▶ **Task**
Below, locate the line that contains "What seaborn and". Repeat exactly from that line to the line that contains "y_ticks = [0.0, 0.5, 1.0, 1.5, 2.0, 2.5]", inclusive, leaving out the pictures.

══ Records shown

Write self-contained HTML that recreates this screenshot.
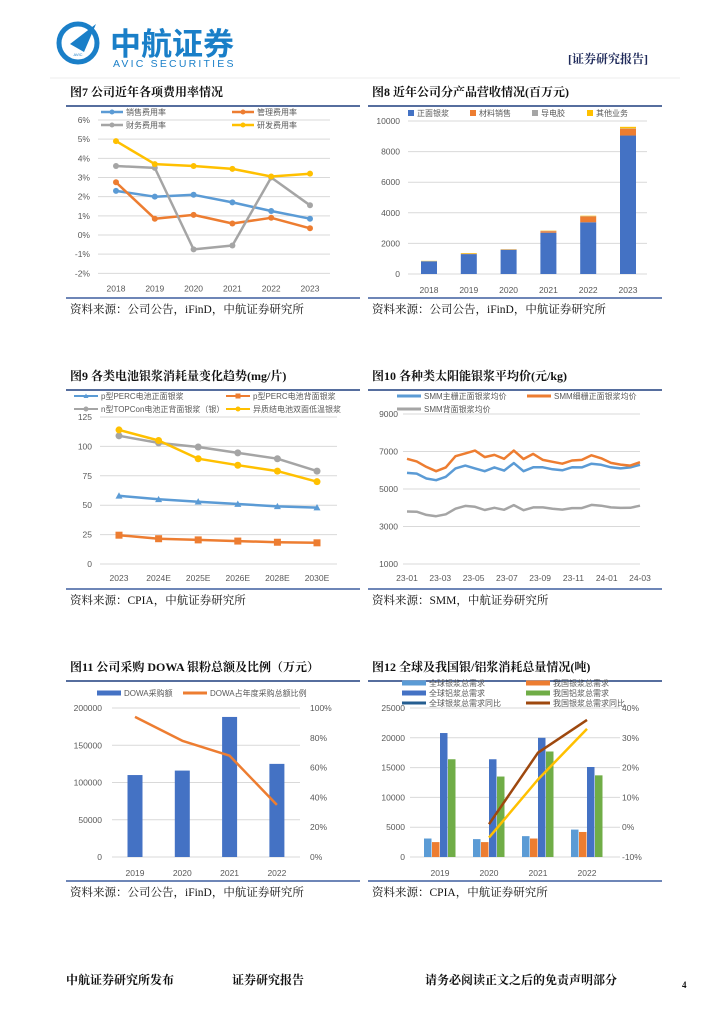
<!DOCTYPE html>
<html><head><meta charset="utf-8"><style>
body{margin:0;background:#fff}
svg{display:block}
text{font-family:"Liberation Sans","Noto Sans CJK SC",sans-serif}
.t{font-family:"Liberation Serif","Noto Serif CJK SC",serif;font-weight:bold;font-size:12px;fill:#111}
.s{font-family:"Liberation Serif","Noto Serif CJK SC",serif;font-size:11.5px;fill:#111}
.k{font-size:8.5px;fill:#595959}
.l{font-size:8px;fill:#595959}
</style></head><body>
<svg id="pg" width="724" height="1024" viewBox="0 0 724 1024">
<g>
<circle cx="78" cy="43" r="19" fill="none" stroke="#1a7fc8" stroke-width="5"/>
<path d="M70 44 L96 24 L84 52 Z" fill="#1a7fc8"/>
<text x="78" y="56" font-size="4" fill="#1a7fc8" text-anchor="middle">AVIC</text>
<text x="110" y="55" font-size="31" font-weight="bold" fill="#1a7fc8" font-family="Noto Sans CJK SC">中航证券</text>
<text x="113" y="67" font-size="10.5" fill="#1a7fc8" letter-spacing="2.2">AVIC SECURITIES</text>
<text x="568" y="63" class="t" fill="#1f2a5a" style="fill:#1f2a5a">[证券研究报告]</text>
<line x1="50" y1="78" x2="680" y2="78" stroke="#eee"/>
</g>
<g>
<text x="66" y="984" class="t">中航证券研究所发布</text>
<text x="232" y="984" class="t">证券研究报告</text>
<text x="425" y="984" class="t">请务必阅读正文之后的免责声明部分</text>
<text x="682" y="988" class="t" style="font-size:9px">4</text>
</g>
</svg>
<script>
// ---- Fig7 data
const f7Years=['2018','2019','2020','2021','2022','2023'];
const f7Sales=[2.3,2.0,2.1,1.7,1.25,0.85];
const f7Admin=[2.75,0.85,1.05,0.6,0.9,0.35];
const f7Fin=[3.6,3.5,-0.75,-0.55,3.0,1.55];
const f7RD=[4.9,3.7,3.6,3.45,3.05,3.2];
const f7Ticks=[6,5,4,3,2,1,0,-1,-2];
// ---- Fig8 data
const f8Years=['2018','2019','2020','2021','2022','2023'];
const f8Front=[830,1300,1570,2700,3380,9050];
const f8Mat=[0,20,20,100,380,450];
const f8Cell=[10,10,30,20,20,20];
const f8Other=[20,40,10,20,30,100];
const f8Ticks=[10000,8000,6000,4000,2000,0];
// ---- Fig9 data
const f9Years=['2023','2024E','2025E','2026E','2028E','2030E'];
const f9PFront=[58,55,53,51,49,48];
const f9PBack=[24.5,21.5,20.5,19.5,18.5,18];
const f9TOP=[109,103,99.5,94.5,89.5,79];
const f9HJT=[114,105,89.5,84,79,70];
const f9Ticks=[125,100,75,50,25,0];
// ---- Fig10 data
const f10Labels=['23-01','23-03','23-05','23-07','23-09','23-11','24-01','24-03'];
const f10Main=[5860,5820,5560,5470,5650,6100,6250,6100,5950,6150,5980,6380,5950,6160,6160,6050,6000,6160,6150,6350,6290,6160,6100,6150,6290];
const f10Fine=[6610,6470,6180,5950,6150,6750,6900,7050,6700,6820,6610,7050,6600,6870,6550,6450,6350,6520,6550,6800,6640,6390,6300,6250,6430];
const f10Back=[3800,3790,3620,3550,3650,3950,4100,4050,3880,4000,3890,4140,3870,4020,4020,3950,3900,3980,3980,4150,4110,4020,3990,4000,4110];
const f10Ticks=[9000,7000,5000,3000,1000];
// ---- Fig11 data
const f11Years=['2019','2020','2021','2022'];
const f11Amount=[110000,116000,188000,125000];
const f11Ratio=[94,78,68,35];
const f11LTicks=[200000,150000,100000,50000,0];
const f11RTicks=['100%','80%','60%','40%','20%','0%'];
// ---- Fig12 data
const f12Years=['2019','2020','2021','2022'];
const f12GlobalAg=[3100,3000,3500,4600];
const f12ChinaAg=[2500,2500,3100,4200];
const f12GlobalAl=[20800,16400,20000,15100];
const f12ChinaAl=[16400,13500,17700,13700];
const f12Brown=[null,1,25,36];
const f12Yellow=[null,-3.5,16,33];
const f12LTicks=[25000,20000,15000,10000,5000,0];
const f12RTicks=['40%','30%','20%','10%','0%','-10%'];

const NS='http://www.w3.org/2000/svg';
const pg=document.getElementById('pg');
function mk(tag,a,parent,txt){const e=document.createElementNS(NS,tag);for(const k in a)e.setAttribute(k,a[k]);if(txt!==undefined)e.textContent=txt;(parent||pg).appendChild(e);return e;}
function lin(d0,d1,r0,r1){return v=>r0+(v-d0)*(r1-r0)/(d1-d0);}
function group(name){const g=mk('g',{});


return g;}
function frame(g,x,y,title,src,rule){
 const t=mk('text',{x:x,y:y,class:'t'},g,title);
 
 
 const r1=mk('line',{x1:x-4,y1:y+10,x2:x+290,y2:y+10,stroke:'#1f3f7f','stroke-width':1.5},g);
 
 
 const r2=mk('line',{x1:x-4,y1:rule,x2:x+290,y2:rule,stroke:'#3f5f9f','stroke-width':1.5},g);
 
 
 const s=mk('text',{x:x,y:rule+15,class:'s'},g,src);
 
 
}
function grid(g,x0,x1,y){const l=mk('line',{x1:x0,y1:y,x2:x1,y2:y,stroke:'#d9d9d9','stroke-width':1},g);

}
function tick(g,x,y,s,anchor){const t=mk('text',{x:x,y:y+3,class:'k','text-anchor':anchor||'end'},g,s);

}
function poly(g,xs,ys,color,w,name){let d='';xs.forEach((x,i)=>{if(ys[i]==null)return;d+=(d?'L':'M')+x.toFixed(1)+' '+ys[i].toFixed(1);});
const p=mk('path',{d:d,fill:'none',stroke:color,'stroke-width':w,'stroke-linejoin':'round'},g);

return p;}
function marker(g,x,y,color,shape,r,name){let e;
 if(shape==='tri')e=mk('path',{d:`M${x} ${y-r}L${x+r} ${y+r*0.8}L${x-r} ${y+r*0.8}Z`,fill:color},g);
 else if(shape==='sq')e=mk('rect',{x:x-r,y:y-r,width:2*r,height:2*r,fill:color},g);
 else e=mk('circle',{cx:x,cy:y,r:r,fill:color},g);
 
 }
function legLine(g,x,y,color,label,shape,w,len){len=len||22;
 const l=mk('line',{x1:x,y1:y,x2:x+len,y2:y,stroke:color,'stroke-width':w||2.5},g);
 
 
 if(shape)marker(g,x+len/2,y,color,shape,2.5,'legend-marker');
 const t=mk('text',{x:x+len+3,y:y+3,class:'l'},g,label);
 
 }
function legBox(g,x,y,color,label,w,h){
 const r=mk('rect',{x:x,y:y-(h||6)/2,width:w||6,height:h||6,fill:color},g);
 
 
 const t=mk('text',{x:x+(w||6)+3,y:y+3,class:'l'},g,label);
 
 }

// ===== Fig7
(function(){const g=group('fig7-expense-ratio-chart');
frame(g,70,96,'图7  公司近年各项费用率情况','资料来源：公司公告，iFinD，中航证券研究所',298);
const y=lin(0,6,235,120), x=i=>116+i*38.8;
f7Ticks.forEach(t=>{grid(g,98,330,y(t));tick(g,90,y(t),t+'%');});
f7Years.forEach((s,i)=>tick(g,x(i),y(-2)+15,s,'middle'));
const xs=f7Years.map((_,i)=>x(i));
[[f7Sales,'#5b9bd5','sales'],[f7Admin,'#ed7d31','admin'],[f7Fin,'#a5a5a5','finance'],[f7RD,'#ffc000','rd']].forEach(([d,c,n])=>{
 poly(g,xs,d.map(y),c,2.5,'series-'+n);
 d.forEach((v,i)=>marker(g,x(i),y(v),c,'c',3,'point-'+n));});
legLine(g,101,112,'#5b9bd5','销售费用率','c');
legLine(g,232,112,'#ed7d31','管理费用率','c');
legLine(g,101,125,'#a5a5a5','财务费用率','c');
legLine(g,232,125,'#ffc000','研发费用率','c');
})();

// ===== Fig8
(function(){const g=group('fig8-revenue-by-product-chart');
frame(g,372,96,'图8  近年公司分产品营收情况(百万元)','资料来源：公司公告，iFinD，中航证券研究所',298);
const y=lin(0,10000,274,121), x=i=>429+i*39.8;
f8Ticks.forEach(t=>{grid(g,408,647,y(t));tick(g,400,y(t),String(t));});
f8Years.forEach((s,i)=>tick(g,x(i),290,s,'middle'));
f8Years.forEach((s,i)=>{let base=0;
 [[f8Front,'#4472c4','front-silver'],[f8Mat,'#ed7d31','material'],[f8Cell,'#a5a5a5','cell'],[f8Other,'#ffc000','other']].forEach(([d,c,n])=>{
  const v=d[i];if(v<=0)return;const r=mk('rect',{x:x(i)-8,y:y(base+v),width:16,height:y(base)-y(base+v),fill:c},g);
  
  
  base+=v;});});
legBox(g,408,113,'#4472c4','正面银浆');legBox(g,470,113,'#ed7d31','材料销售');legBox(g,532,113,'#a5a5a5','导电胶');legBox(g,587,113,'#ffc000','其他业务');
})();

// ===== Fig9
(function(){const g=group('fig9-silver-consumption-chart');
frame(g,70,380,'图9  各类电池银浆消耗量变化趋势(mg/片)','资料来源：CPIA，中航证券研究所',589);
const y=lin(0,125,564,417), x=i=>119+i*39.6;
f9Ticks.forEach(t=>{grid(g,100,337,y(t));tick(g,92,y(t),String(t));});
f9Years.forEach((s,i)=>tick(g,x(i),578,s,'middle'));
const xs=f9Years.map((_,i)=>x(i));
[[f9PFront,'#5b9bd5','perc-front','tri'],[f9PBack,'#ed7d31','perc-back','sq'],[f9TOP,'#a5a5a5','topcon','c'],[f9HJT,'#ffc000','hjt','c']].forEach(([d,c,n,sh])=>{
 poly(g,xs,d.map(y),c,2.5,'series-'+n);
 d.forEach((v,i)=>marker(g,x(i),y(v),c,sh,3.5,'point-'+n));});
legLine(g,74,396,'#5b9bd5','p型PERC电池正面银浆','tri',2,24);
legLine(g,226,396,'#ed7d31','p型PERC电池背面银浆','sq',2,24);
legLine(g,74,409,'#a5a5a5','n型TOPCon电池正背面银浆（银）','c',2,24);
legLine(g,226,409,'#ffc000','异质结电池双面低温银浆','c',2,24);
})();

// ===== Fig10
(function(){const g=group('fig10-silver-paste-price-chart');
frame(g,372,380,'图10  各种类太阳能银浆平均价(元/kg)','资料来源：SMM，中航证券研究所',589);
const y=lin(1000,9000,564,414), x=i=>407+i*(233/(f10Main.length-1));
f10Ticks.forEach(t=>{grid(g,403,640,y(t));tick(g,398,y(t),String(t));});
f10Labels.forEach((s,i)=>tick(g,407+i*233/7,578,s,'middle'));
const xs=f10Main.map((_,i)=>x(i));
poly(g,xs,f10Back.map(y),'#a5a5a5',2.5,'series-back-silver');
poly(g,xs,f10Main.map(y),'#5b9bd5',2.5,'series-main-grid-front');
poly(g,xs,f10Fine.map(y),'#ed7d31',2.5,'series-fine-grid-front');
legLine(g,397,396,'#5b9bd5','SMM主栅正面银浆均价',null,3,24);
legLine(g,527,396,'#ed7d31','SMM细栅正面银浆均价',null,3,24);
legLine(g,397,409,'#a5a5a5','SMM背面银浆均价',null,3,24);
})();

// ===== Fig11
(function(){const g=group('fig11-dowa-purchase-chart');
frame(g,70,671,'图11  公司采购 DOWA 银粉总额及比例（万元）','资料来源：公司公告，iFinD，中航证券研究所',881);
const y=lin(0,200000,857,708), yr=lin(0,100,857,708), x=i=>135+i*47.3;
f11LTicks.forEach(t=>{grid(g,112,300,y(t));tick(g,102,y(t),String(t));});
f11RTicks.forEach((s,i)=>tick(g,310,708+i*149/5,s,'start'));
f11Years.forEach((s,i)=>tick(g,x(i),873,s,'middle'));
f11Amount.forEach((v,i)=>{const r=mk('rect',{x:x(i)-7.5,y:y(v),width:15,height:y(0)-y(v),fill:'#4472c4'},g);
 
 });
poly(g,f11Years.map((_,i)=>x(i)),f11Ratio.map(yr),'#ed7d31',2.5,'series-dowa-ratio');
legBox(g,97,693,'#4472c4','DOWA采购额',24,5);
legLine(g,183,693,'#ed7d31','DOWA占年度采购总额比例',null,3,24);
})();

// ===== Fig12
(function(){const g=group('fig12-paste-consumption-chart');
frame(g,372,671,'图12  全球及我国银/铝浆消耗总量情况(吨)','资料来源：CPIA，中航证券研究所',881);
const y=lin(0,25000,857,708), yr=lin(-10,40,857,708), x=i=>440+i*49;
f12LTicks.forEach(t=>{grid(g,410,620,y(t));tick(g,405,y(t),String(t));});
f12RTicks.forEach((s,i)=>tick(g,622,708+i*149/5,s,'start'));
f12Years.forEach((s,i)=>tick(g,x(i),873,s,'middle'));
[[f12GlobalAg,'#5b9bd5','global-silver'],[f12ChinaAg,'#ed7d31','china-silver'],[f12GlobalAl,'#4472c4','global-aluminum'],[f12ChinaAl,'#70ad47','china-aluminum']].forEach(([d,c,n],k)=>{
 d.forEach((v,i)=>{const r=mk('rect',{x:x(i)-16+k*8,y:y(v),width:7.5,height:y(0)-y(v),fill:c},g);
  
  });});
const xs=f12Years.map((_,i)=>x(i));
poly(g,xs,f12Yellow.map(v=>v==null?null:yr(v)),'#ffc000',2.5,'series-yellow-yoy');
poly(g,xs,f12Brown.map(v=>v==null?null:yr(v)),'#9e480e',2.5,'series-china-yoy');
legBox(g,402,683,'#5b9bd5','全球银浆总需求',24,5);legBox(g,526,683,'#ed7d31','我国银浆总需求',24,5);
legBox(g,402,693,'#4472c4','全球铝浆总需求',24,5);legBox(g,526,693,'#70ad47','我国铝浆总需求',24,5);
legLine(g,402,703,'#255e91','全球银浆总需求同比',null,3,24);legLine(g,526,703,'#9e480e','我国银浆总需求同比',null,3,24);
})();
</script>
</body></html>
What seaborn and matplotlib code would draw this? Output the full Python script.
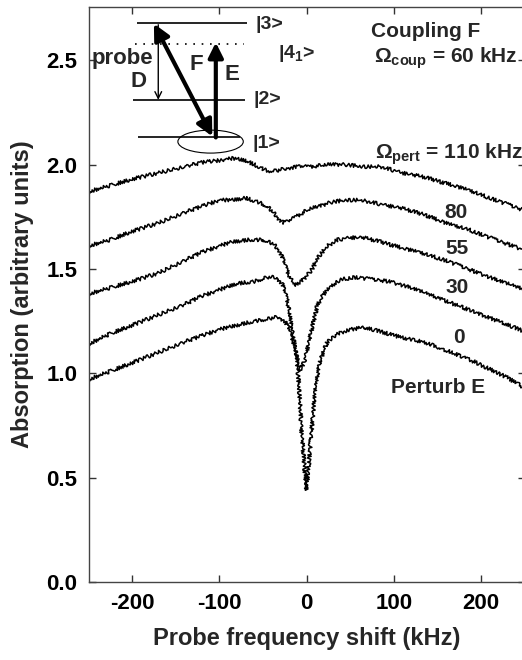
import numpy as np
import pandas as pd
import seaborn as sns
import matplotlib.pyplot as plt
from matplotlib.patches import Ellipse

# absorption traces, one per perturbing Rabi frequency (kHz)
x_110 = [-250, -225, -200, -170, -140, -120, -100, -85, -70, -55, -45, -35, -25, -10, 5,
         25, 45, 65, 85, 110, 135, 160, 185, 210, 230, 250]
y_110 = [1.87, 1.90, 1.93, 1.96, 1.99, 2.01, 2.02, 2.03, 2.02, 1.99, 1.97, 1.97, 1.98, 1.99, 1.99,
         2.00, 2.00, 1.99, 1.99, 1.96, 1.94, 1.91, 1.88, 1.84, 1.81, 1.78]

x_80 = [-250, -225, -200, -170, -140, -120, -100, -85, -70, -55, -45, -38, -32, -26, -20,
        -12, -4, 5, 15, 28, 45, 62, 85, 110, 135, 160, 185, 210, 230, 250]
y_80 = [1.61, 1.64, 1.68, 1.72, 1.77, 1.80, 1.83, 1.83, 1.84, 1.82, 1.80, 1.77, 1.74, 1.72, 1.73,
        1.75, 1.77, 1.79, 1.80, 1.82, 1.83, 1.83, 1.81, 1.79, 1.76, 1.72, 1.69, 1.65, 1.62, 1.59]

x_55 = [-250, -225, -200, -170, -140, -120, -100, -85, -65, -50, -38, -30, -24, -18, -12,
        -6, 1, 8, 12, 24, 36, 50, 65, 85, 110, 130, 160, 185, 210, 230, 250]
y_55 = [1.38, 1.41, 1.44, 1.48, 1.54, 1.58, 1.61, 1.63, 1.64, 1.64, 1.62, 1.58, 1.51, 1.45, 1.42,
        1.44, 1.47, 1.51, 1.55, 1.61, 1.64, 1.65, 1.65, 1.63, 1.60, 1.58, 1.54, 1.50, 1.46, 1.43, 1.40]

x_30 = [-250, -225, -200, -170, -140, -120, -100, -80, -60, -45, -35, -28, -22, -16, -12,
        -10, -8, -5, -3, 0, 5, 12, 18, 24, 32, 40, 55, 75, 95, 120, 145, 170, 195, 220, 250]
y_30 = [1.14, 1.19, 1.23, 1.28, 1.33, 1.37, 1.40, 1.43, 1.44, 1.46, 1.46, 1.43, 1.35, 1.19, 1.10,
        1.06, 1.01, 1.03, 1.05, 1.10, 1.19, 1.32, 1.37, 1.40, 1.43, 1.45, 1.46, 1.45, 1.44, 1.41,
        1.37, 1.33, 1.29, 1.25, 1.20]

x_0 = [-250, -225, -200, -170, -140, -120, -100, -80, -60, -45, -33, -25, -20, -15, -12,
       -10, -8, -5.5, -2.5, 0, 2.5, 5.5, 9.5, 15, 20, 24, 30, 36, 50, 66, 85, 110, 135, 160,
       185, 210, 230, 250]
y_0 = [0.97, 1.01, 1.05, 1.10, 1.15, 1.18, 1.21, 1.23, 1.25, 1.26, 1.27, 1.25, 1.21, 1.15, 1.10,
       1.02, 0.90, 0.71, 0.56, 0.44, 0.56, 0.71, 0.90, 1.05, 1.11, 1.15, 1.17, 1.19, 1.21, 1.22,
       1.20, 1.17, 1.15, 1.11, 1.07, 1.02, 0.98, 0.93]

x_ticks = [-200, -100, 0, 100, 200]
y_ticks = [0.0, 0.5, 1.0, 1.5, 2.0, 2.5]

frames = []
for name, xs, ys in [("110", x_110, y_110), ("80", x_80, y_80), ("55", x_55, y_55),
                     ("30", x_30, y_30), ("0", x_0, y_0)]:
    frames.append(pd.DataFrame({"shift": xs, "absorption": ys, "pert": name}))
df = pd.concat(frames, ignore_index=True)

sns.set_style("ticks", {"xtick.direction": "in", "ytick.direction": "in"})
plt.rcParams["font.family"] = ["Liberation Sans", "DejaVu Sans"]
plt.rcParams["font.weight"] = "bold"
plt.rcParams["mathtext.fontset"] = "custom"
plt.rcParams["mathtext.rm"] = "Liberation Sans:bold"
plt.rcParams["mathtext.it"] = "Liberation Sans:bold"
plt.rcParams["mathtext.bf"] = "Liberation Sans:bold"

fig = plt.figure(figsize=(5.22, 6.6), dpi=100)
ax = fig.add_axes([88.5 / 522, 78 / 660, 436 / 522, 575 / 660])

sns.lineplot(data=df, x="shift", y="absorption", units="pert", estimator=None,
             color="black", linewidth=1.1, sort=True, ax=ax)
# noisy look of the measured traces
for ln in ax.lines:
    ln.set_sketch_params(scale=1.8, length=2.0, randomness=2.5)

ax.set_xlim(-250, 250)
ax.set_ylim(0, 2.755)
ax.set_xticks(x_ticks)
ax.set_yticks(y_ticks)
ax.set_xticklabels([str(t) for t in x_ticks])
ax.set_yticklabels([f"{t:.1f}" for t in y_ticks])
ax.tick_params(direction="in", length=5, width=1, top=True, right=True,
               labelsize=16, colors="#333333", labelcolor="black")
ax.tick_params(axis="y", pad=8)
ax.tick_params(axis="x", pad=8)
for sp in ax.spines.values():
    sp.set_visible(True)
    sp.set_linewidth(1.0)
    sp.set_color("#444444")

ax.set_xlabel("Probe frequency shift (kHz)", fontsize=17, fontweight="bold", labelpad=9)
ax.set_ylabel("Absorption (arbitrary units)", fontsize=17, fontweight="bold", labelpad=9)

# trace labels
ax.text(171, 1.77, "80", fontsize=15, fontweight="bold", ha="center", va="center")
ax.text(173, 1.60, "55", fontsize=15, fontweight="bold", ha="center", va="center")
ax.text(173, 1.41, "30", fontsize=15, fontweight="bold", ha="center", va="center")
ax.text(175, 1.17, "0", fontsize=15, fontweight="bold", ha="center", va="center")
ax.text(151, 0.93, "Perturb E", fontsize=15, fontweight="bold", ha="center", va="center")

ax.text(74, 2.64, "Coupling F", fontsize=15, fontweight="bold", ha="left", va="center")
ax.text(242, 2.51, r"$\Omega_{\rm coup}$ = 60 kHz", fontsize=15, ha="right", va="center")
ax.text(248, 2.05, r"$\Omega_{\rm pert}$ = 110 kHz", fontsize=15, ha="right", va="center")

# level scheme
ax.hlines([2.68, 2.31, 2.13], [-194, -199, -193], [-68, -70, -76], color="black", lw=1.2)
ax.hlines(2.58, -197, -72, color="black", lw=1.2, linestyles=(0, (1, 4)))
ax.add_patch(Ellipse((-110, 2.11), 75, 0.11, fill=False, edgecolor="black", lw=0.8))

ax.annotate("", xy=(-108, 2.135), xytext=(-175, 2.675),
            arrowprops=dict(arrowstyle="<|-|>", lw=3, color="black", mutation_scale=24,
                            shrinkA=0, shrinkB=0))
ax.annotate("", xy=(-104, 2.585), xytext=(-104, 2.13),
            arrowprops=dict(arrowstyle="-|>", lw=3, color="black", mutation_scale=22,
                            shrinkA=0, shrinkB=0))
ax.annotate("", xy=(-170, 2.31), xytext=(-170, 2.67),
            arrowprops=dict(arrowstyle="->", lw=1, color="black", mutation_scale=12,
                            shrinkA=0, shrinkB=0))

ax.text(-246, 2.51, "probe", fontsize=16, fontweight="bold", ha="left", va="center")
ax.text(-193, 2.40, "D", fontsize=16, fontweight="bold", ha="center", va="center")
ax.text(-126, 2.48, "F", fontsize=16, fontweight="bold", ha="center", va="center")
ax.text(-85, 2.43, "E", fontsize=16, fontweight="bold", ha="center", va="center")
ax.text(-59, 2.67, "|3>", fontsize=14, ha="left", va="center")
ax.text(-33, 2.53, "|4$_1$>", fontsize=14, ha="left", va="center")
ax.text(-61, 2.31, "|2>", fontsize=14, ha="left", va="center")
ax.text(-62, 2.10, "|1>", fontsize=14, ha="left", va="center")

fig.savefig("out.png", dpi=100)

════

▶ **The result**
What seaborn and matplotlib code would draw this? Output the full Python script.
import numpy as np
import pandas as pd
import seaborn as sns
import matplotlib.pyplot as plt
from matplotlib.patches import Ellipse

# absorption traces, one per perturbing Rabi frequency (kHz)
x_110 = [-250, -225, -200, -170, -140, -120, -100, -85, -70, -55, -45, -35, -25, -10, 5,
         25, 45, 65, 85, 110, 135, 160, 185, 210, 230, 250]
y_110 = [1.87, 1.90, 1.93, 1.96, 1.99, 2.01, 2.02, 2.03, 2.02, 1.99, 1.97, 1.97, 1.98, 1.99, 1.99,
         2.00, 2.00, 1.99, 1.99, 1.96, 1.94, 1.91, 1.88, 1.84, 1.81, 1.78]

x_80 = [-250, -225, -200, -170, -140, -120, -100, -85, -70, -55, -45, -38, -32, -26, -20,
        -12, -4, 5, 15, 28, 45, 62, 85, 110, 135, 160, 185, 210, 230, 250]
y_80 = [1.61, 1.64, 1.68, 1.72, 1.77, 1.80, 1.83, 1.83, 1.84, 1.82, 1.80, 1.77, 1.74, 1.72, 1.73,
        1.75, 1.77, 1.79, 1.80, 1.82, 1.83, 1.83, 1.81, 1.79, 1.76, 1.72, 1.69, 1.65, 1.62, 1.59]

x_55 = [-250, -225, -200, -170, -140, -120, -100, -85, -65, -50, -38, -30, -24, -18, -12,
        -6, 1, 8, 12, 24, 36, 50, 65, 85, 110, 130, 160, 185, 210, 230, 250]
y_55 = [1.38, 1.41, 1.44, 1.48, 1.54, 1.58, 1.61, 1.63, 1.64, 1.64, 1.62, 1.58, 1.51, 1.45, 1.42,
        1.44, 1.47, 1.51, 1.55, 1.61, 1.64, 1.65, 1.65, 1.63, 1.60, 1.58, 1.54, 1.50, 1.46, 1.43, 1.40]

x_30 = [-250, -225, -200, -170, -140, -120, -100, -80, -60, -45, -35, -28, -22, -16, -12,
        -10, -8, -5, -3, 0, 5, 12, 18, 24, 32, 40, 55, 75, 95, 120, 145, 170, 195, 220, 250]
y_30 = [1.14, 1.19, 1.23, 1.28, 1.33, 1.37, 1.40, 1.43, 1.44, 1.46, 1.46, 1.43, 1.35, 1.19, 1.10,
        1.06, 1.01, 1.03, 1.05, 1.10, 1.19, 1.32, 1.37, 1.40, 1.43, 1.45, 1.46, 1.45, 1.44, 1.41,
        1.37, 1.33, 1.29, 1.25, 1.20]

x_0 = [-250, -225, -200, -170, -140, -120, -100, -80, -60, -45, -33, -25, -20, -15, -12,
       -10, -8, -5.5, -2.5, 0, 2.5, 5.5, 9.5, 15, 20, 24, 30, 36, 50, 66, 85, 110, 135, 160,
       185, 210, 230, 250]
y_0 = [0.97, 1.01, 1.05, 1.10, 1.15, 1.18, 1.21, 1.23, 1.25, 1.26, 1.27, 1.25, 1.21, 1.15, 1.10,
       1.02, 0.90, 0.71, 0.56, 0.44, 0.56, 0.71, 0.90, 1.05, 1.11, 1.15, 1.17, 1.19, 1.21, 1.22,
       1.20, 1.17, 1.15, 1.11, 1.07, 1.02, 0.98, 0.93]

x_ticks = [-200, -100, 0, 100, 200]
y_ticks = [0.0, 0.5, 1.0, 1.5, 2.0, 2.5]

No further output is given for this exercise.